Content marketing is all the rage as companies and nonprofits scramble to become publishers or maintain their publishing schedules. I have one question? Isn’t it getting overcrowded out there?
Every time a new marketing tactic comes along, it seems like everyone wants in on the bandwagon. It reminds me of high school. Once one popular kid wears something trendy to school, the next day, everyone else shows up wearing the same thing. It doesn’t bode well for individualism though, does it?
Now, I’m NOT saying that content marketing is a bad thing. Quite the contrary. I practice it and advise others to use it, too. BUT, not to the exclusion of everything else!
Let’s put it this way. Jean is going to a party looking great so she’ll find someone special. When she arrives, there’s a crowd of women hanging around the bar vying for the men’s attention. (Adjust this scenario with your sexual preferences.)
She has a choice. She can join them and she’ll be one more woman among the others. OR, she can ask someone to dance with her because the dance floor is empty.
Now, don’t you think she’ll be more noticeable on the dance floor where there’s no competition?
Content marketing has gotten to a tipping point where every marketing communications channel is filled with blog posts, comments, articles, stories, white papers, studies, infographics, etc., etc. I don’t know about you, but I sometimes find it overwhelming.
My e-mail inbox is bursting with subscribed newsletters, social media messages, and so much STUFF! I can’t possibly read it all and end up deleting a lot of it or unsubscribing. And, I know I’m not alone.
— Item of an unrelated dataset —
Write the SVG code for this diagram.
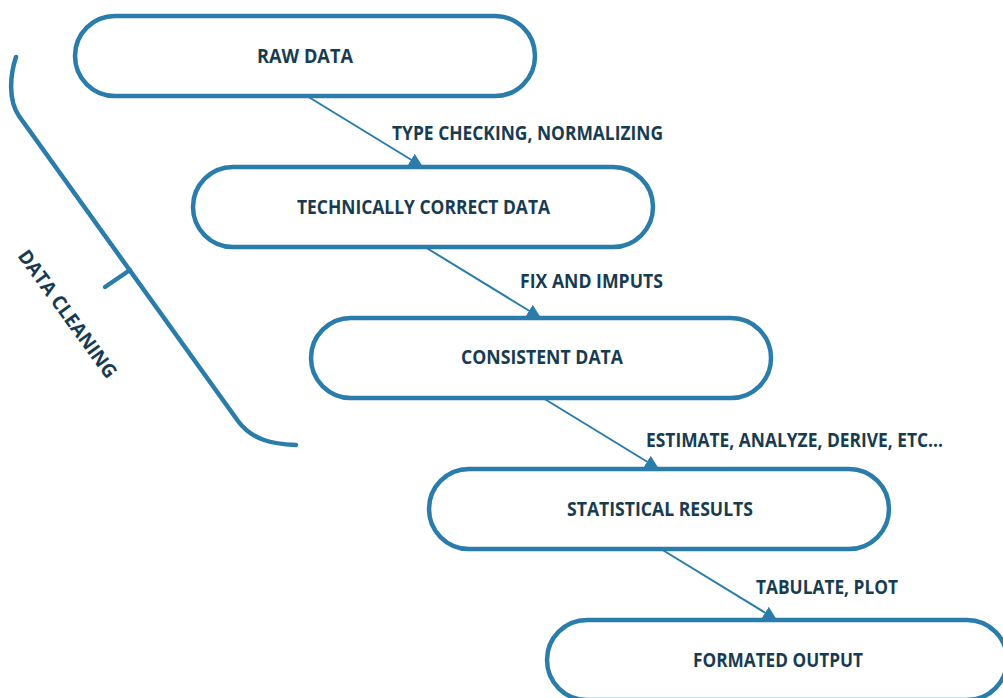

To succeed at marketing, in my opinion, one should develop a multichannel marketing plan that fits with target audiences. And, if that includes a mix of traditional and digital channels for your content, go for it!
It also means creating consistently really good content that is highly relevant and timely for your audiences. Not so easy, but it’s essential if you want to stand out and gain a following.
No matter where or how you market, find the ‘empty dance floors’ in your space and try to get attention from, and engage with, your audiences there. Doesn’t that make sense?
What do you think? Is content marketing getting overcrowded?